» Recorded information:
__________________________________________________
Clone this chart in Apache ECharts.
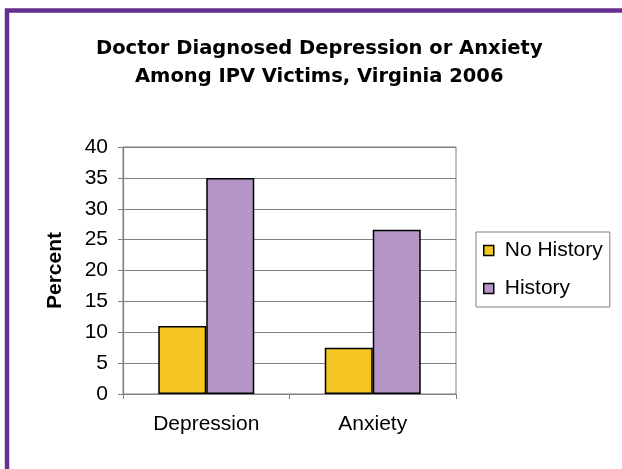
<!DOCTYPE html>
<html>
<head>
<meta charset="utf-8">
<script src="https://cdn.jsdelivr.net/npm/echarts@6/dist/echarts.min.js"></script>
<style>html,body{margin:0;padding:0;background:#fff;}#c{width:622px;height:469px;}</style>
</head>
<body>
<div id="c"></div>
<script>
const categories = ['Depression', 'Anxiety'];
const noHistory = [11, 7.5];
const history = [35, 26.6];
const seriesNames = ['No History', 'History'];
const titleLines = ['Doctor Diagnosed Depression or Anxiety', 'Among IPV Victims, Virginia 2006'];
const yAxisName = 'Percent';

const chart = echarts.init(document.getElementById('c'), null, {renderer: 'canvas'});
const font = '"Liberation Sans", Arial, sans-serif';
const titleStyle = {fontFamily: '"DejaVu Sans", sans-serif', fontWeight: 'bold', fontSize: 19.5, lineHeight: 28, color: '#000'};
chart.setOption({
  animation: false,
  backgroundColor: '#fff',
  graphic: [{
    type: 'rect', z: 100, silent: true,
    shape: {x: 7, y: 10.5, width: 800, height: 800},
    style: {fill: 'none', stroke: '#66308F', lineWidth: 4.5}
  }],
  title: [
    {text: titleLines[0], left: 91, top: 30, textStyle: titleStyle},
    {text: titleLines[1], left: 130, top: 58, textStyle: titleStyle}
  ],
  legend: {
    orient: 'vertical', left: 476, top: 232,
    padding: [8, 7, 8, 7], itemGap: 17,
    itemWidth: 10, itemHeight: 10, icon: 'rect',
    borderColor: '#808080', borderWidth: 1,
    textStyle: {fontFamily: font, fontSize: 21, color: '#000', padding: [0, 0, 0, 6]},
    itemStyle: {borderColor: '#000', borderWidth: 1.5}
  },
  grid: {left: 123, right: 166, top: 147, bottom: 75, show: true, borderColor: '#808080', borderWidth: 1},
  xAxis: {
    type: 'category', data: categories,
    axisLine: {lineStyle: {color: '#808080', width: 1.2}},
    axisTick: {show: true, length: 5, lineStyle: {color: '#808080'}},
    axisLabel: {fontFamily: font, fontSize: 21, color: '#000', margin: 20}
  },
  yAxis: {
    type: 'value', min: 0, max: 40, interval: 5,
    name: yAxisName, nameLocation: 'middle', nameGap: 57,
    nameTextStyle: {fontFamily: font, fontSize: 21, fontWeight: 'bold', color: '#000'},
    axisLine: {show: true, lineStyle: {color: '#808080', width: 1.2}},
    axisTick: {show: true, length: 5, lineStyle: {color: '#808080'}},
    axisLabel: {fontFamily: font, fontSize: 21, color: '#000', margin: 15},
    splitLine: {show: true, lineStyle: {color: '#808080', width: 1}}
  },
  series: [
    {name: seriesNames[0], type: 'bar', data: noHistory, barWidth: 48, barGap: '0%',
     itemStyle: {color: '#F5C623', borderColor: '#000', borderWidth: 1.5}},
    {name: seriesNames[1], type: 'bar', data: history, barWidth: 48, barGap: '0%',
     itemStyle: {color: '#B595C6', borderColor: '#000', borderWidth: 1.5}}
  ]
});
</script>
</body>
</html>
__________________________________________________
» Aim: Copy nothing but the lines from the top of the data down to the line containing "const yAxisName = 'Percent';", and leave the pictures out.

» Result below:
Clone this chart in Apache ECharts.
<!DOCTYPE html>
<html>
<head>
<meta charset="utf-8">
<script src="https://cdn.jsdelivr.net/npm/echarts@6/dist/echarts.min.js"></script>
<style>html,body{margin:0;padding:0;background:#fff;}#c{width:622px;height:469px;}</style>
</head>
<body>
<div id="c"></div>
<script>
const categories = ['Depression', 'Anxiety'];
const noHistory = [11, 7.5];
const history = [35, 26.6];
const seriesNames = ['No History', 'History'];
const titleLines = ['Doctor Diagnosed Depression or Anxiety', 'Among IPV Victims, Virginia 2006'];
const yAxisName = 'Percent';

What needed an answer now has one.